2. Outside-in learning means increasing breadth not specialization. The present university system was developed in the 19th century when the current disciplines and majors were established. The goal then was to advance scientific knowledge through specialized research. This meant breaking down problems into smaller parts (analysis) and thinking in ever deeper ways about those small problems. As students progressed from Bachelor’s to Master’s to Doctoral degrees they increasingly specialized in a particular period or field, narrowing their gaze into an ever tinier area. Outside-in learning reverses this process. As students progress through the education system they increasingly learn to synthesize knowledge from multiple disciplines and accurately conceptualize increasingly large problems. The goal then is not so much to think narrowly about an isolated event or problem but to think deeply and broadly about increasingly complex problems that have multiple factors and causes.

3. Outside-in learning means starting from the future and working backwards. This means helping students to survive and adapt in the future, not in the nineteenth century. The key problems of the 21st century include:

  • How do we develop the economy for a world of 9-10 billion people in 2050 without destroying the ecosystems and environments that make life possible?
  • How do we discover the appropriate place for cultural differences in a multipolar, hypermodern world without resorting to fundamentalism, separatism, and ethnic violence?
  • How do we foster meaningful human relations and quality of life in a world transformed by science and technology?

No discipline on its own has answers to these questions, and if universities continue with traditional disciplinary education, then students will not learn how to solve these problems. The solutions lies in holistic thinking, multidisciplinary education and cross-cultural communications.

4. Outside-in learning means putting values, skills and wisdom first; facts, data and knowledge come second. The difference between professionals and laity in the past used to be measured primarily in terms of information. Professionals had access to specialized information that ordinary people did not, and they knew how to make a career out of that specialized knowledge. But today almost all knowledge is freely accessible everywhere. In short supply today, however, are values, skills and wisdom. Outside-in education means learning how to know what facts are important in which contexts (valuing), how to deploy knowledge to achieve practical results (skills), and how to decide what goals are truly worthwhile (wisdom).

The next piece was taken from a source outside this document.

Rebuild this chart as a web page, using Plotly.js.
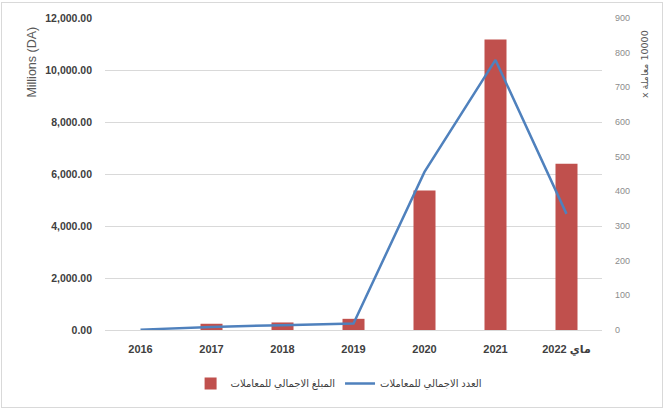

So how can this be implemented? I believe that the goal of turning university education outside-in will occur in an downside-up way, starting at the grass roots and radiating upwards across the university administration. Already outside-in education is being undertaken by professors across the world in their own classes. But the professors are themselves constrained by the disciplinary frameworks of their (relatively conservative) university structures and administrations. My own university has seen strong growth in its interdisciplinary graduate program in cultural studies. In this program students work with faculty from several disciplines and with community or artistic organizations beyond the university on topics of relevance to contemporary culture. This structure frees students from traditional disciplinary constraints and allows them to achieve results that no one discipline could help them achieve on their own.

This is one small step of what I hope is becoming a widespread global movement. Whatever form it takes, something like this is necessary to rescue education from itself, and to help the human species adapt to a rapidly transforming world over the next generation.